* **Aim of the exercise**
The lines from the top of the material through the line with "296000, 277000, 310000]" are to be set down exactly. Leave the pictures out.

* **Supplied material**
+ + + +

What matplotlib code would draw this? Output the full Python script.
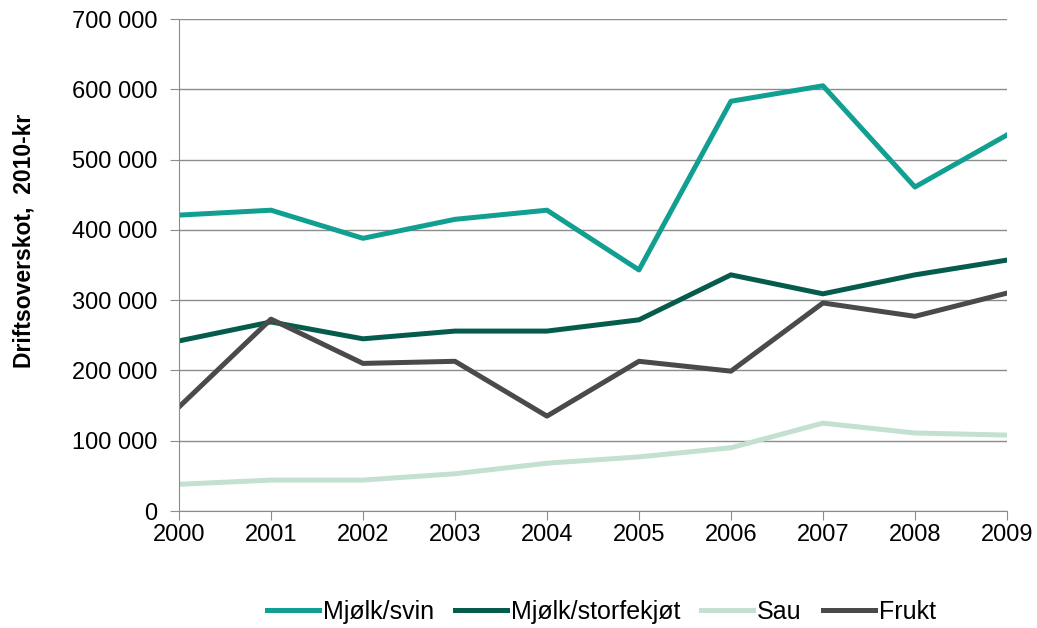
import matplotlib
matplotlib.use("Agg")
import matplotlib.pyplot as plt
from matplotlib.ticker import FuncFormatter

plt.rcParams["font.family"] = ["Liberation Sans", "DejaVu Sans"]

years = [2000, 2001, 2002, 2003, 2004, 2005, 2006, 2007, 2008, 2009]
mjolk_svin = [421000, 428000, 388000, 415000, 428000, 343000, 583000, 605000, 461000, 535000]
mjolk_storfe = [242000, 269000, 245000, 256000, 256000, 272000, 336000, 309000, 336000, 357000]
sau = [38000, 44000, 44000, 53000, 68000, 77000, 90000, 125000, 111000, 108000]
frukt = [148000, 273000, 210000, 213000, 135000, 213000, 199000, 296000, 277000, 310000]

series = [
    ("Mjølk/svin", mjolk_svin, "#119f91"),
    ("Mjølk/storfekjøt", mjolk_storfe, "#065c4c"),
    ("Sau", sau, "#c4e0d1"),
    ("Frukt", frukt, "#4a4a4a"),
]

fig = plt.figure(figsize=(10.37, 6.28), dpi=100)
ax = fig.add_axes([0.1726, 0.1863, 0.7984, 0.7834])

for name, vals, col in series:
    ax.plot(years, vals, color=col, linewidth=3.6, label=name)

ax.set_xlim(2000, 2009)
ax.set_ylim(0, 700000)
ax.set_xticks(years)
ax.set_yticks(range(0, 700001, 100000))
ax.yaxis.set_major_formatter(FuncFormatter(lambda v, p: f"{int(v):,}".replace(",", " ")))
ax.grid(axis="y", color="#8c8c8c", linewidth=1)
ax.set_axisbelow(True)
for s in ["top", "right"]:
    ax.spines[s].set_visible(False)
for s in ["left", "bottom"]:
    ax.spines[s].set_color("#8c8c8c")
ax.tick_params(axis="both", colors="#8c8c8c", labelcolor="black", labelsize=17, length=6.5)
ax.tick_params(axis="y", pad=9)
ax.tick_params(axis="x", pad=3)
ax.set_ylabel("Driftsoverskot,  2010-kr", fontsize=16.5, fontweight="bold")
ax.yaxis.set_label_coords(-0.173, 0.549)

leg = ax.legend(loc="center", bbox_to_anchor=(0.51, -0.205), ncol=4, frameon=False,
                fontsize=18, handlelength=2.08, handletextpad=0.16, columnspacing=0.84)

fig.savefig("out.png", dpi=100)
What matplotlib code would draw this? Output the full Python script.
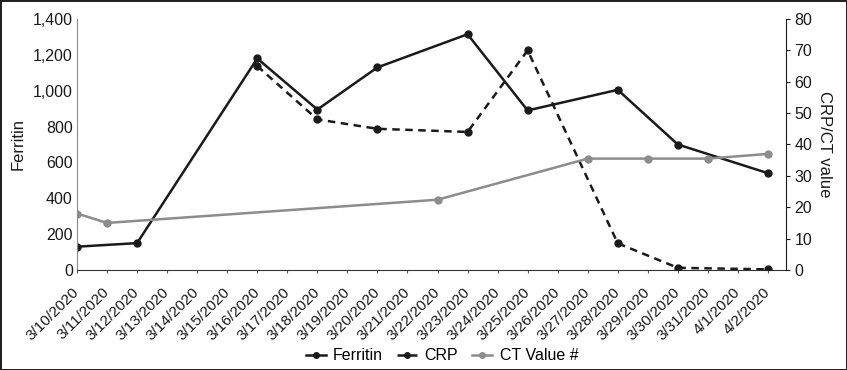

+ + + +

* **Exercise answer**
What matplotlib code would draw this? Output the full Python script.
import matplotlib
matplotlib.use("Agg")
import matplotlib.pyplot as plt
from matplotlib.ticker import FuncFormatter

plt.rcParams["font.family"] = ["Liberation Sans", "DejaVu Sans"]

years = [2000, 2001, 2002, 2003, 2004, 2005, 2006, 2007, 2008, 2009]
mjolk_svin = [421000, 428000, 388000, 415000, 428000, 343000, 583000, 605000, 461000, 535000]
mjolk_storfe = [242000, 269000, 245000, 256000, 256000, 272000, 336000, 309000, 336000, 357000]
sau = [38000, 44000, 44000, 53000, 68000, 77000, 90000, 125000, 111000, 108000]
frukt = [148000, 273000, 210000, 213000, 135000, 213000, 199000, 296000, 277000, 310000]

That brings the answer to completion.